Lincoln's Farewell Address  to Springfield, Illinois. 
February 11th, 1861

No one, not in my situation, can appreciate my feelings of sadness at this parting.  To this place, and the kindness of you people, I owe everything.  I have lived here a quarter of a century, and passed from a young to an old man.  Here my children have been born and one is buried.  I now leave, not knowing when or whether ever I may return.

I am called upon to assume the Presidency at a time when eleven of our sovereign states have announced their intention to secede from the Union, when threats of war increase in fierceness from day to day.

It is a grave duty which I now face.  In preparing for it, I have tried to enquire: what great principle or ideal is it that has kept this Union so long together?  And I believe that it was not the mere matter of separation of the colonies from the motherland, but that sentiment in the Declaration of Independence which gave liberty to the people of this country and hope to all the world.  This sentiment was the fulfillment of an ancient dream, which men have held through all time, that they might one day shake off their chains and find freedom in the brotherhood of life.  We gained democracy, and now there is the question of whether it is fit to survive.

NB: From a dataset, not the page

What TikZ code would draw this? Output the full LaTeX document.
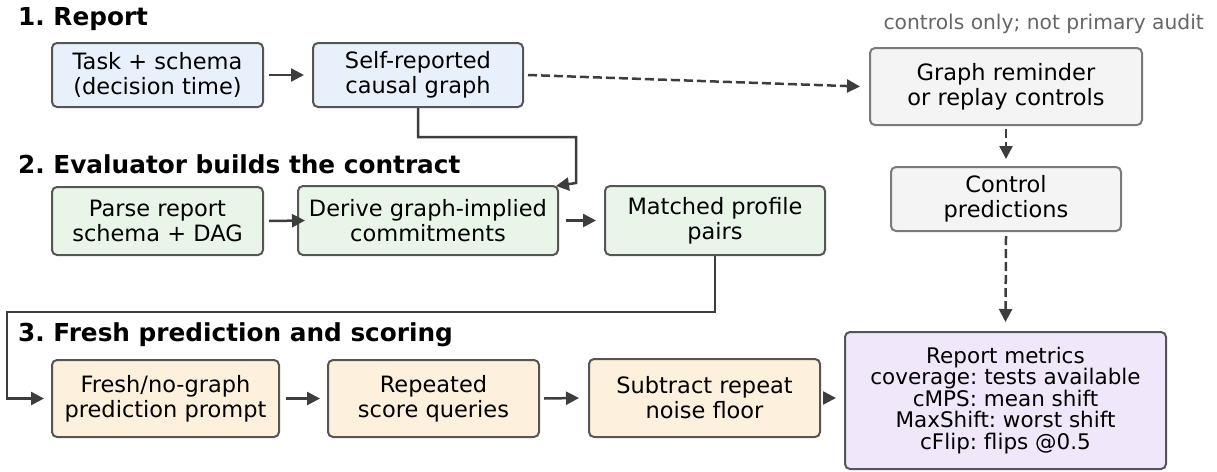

Perhaps we have come to the dreadful day of awakening, and the dream is ended.  If so, I am afraid it must be ended forever.  I cannot believe that ever again will men have the opportunity we have had.  Perhaps we should admit that, and concede that our ideals of liberty and equality are decadent and doomed.  I have heard of an eastern monarch who once charged his wise men to invent him a sentence which would be true and appropriate in all times and situations.  They presented him with the words, "And this too shall pass away."

That is a comforting thought in time of affliction--"And this too shall pass away."  And yet--let us believe that it is not true!  Let us live to prove that we can cultivate the natural world that is about us, and the intellectual and moral world that is within us, so that we may secure an individual, social and political prosperity, whose course shall be forward, and which, while the earth endures, shall not pass away....

I commend you to the care of the Almighty, as I hope that in your prayers you will remember me....Good-bye my friends and neighbors."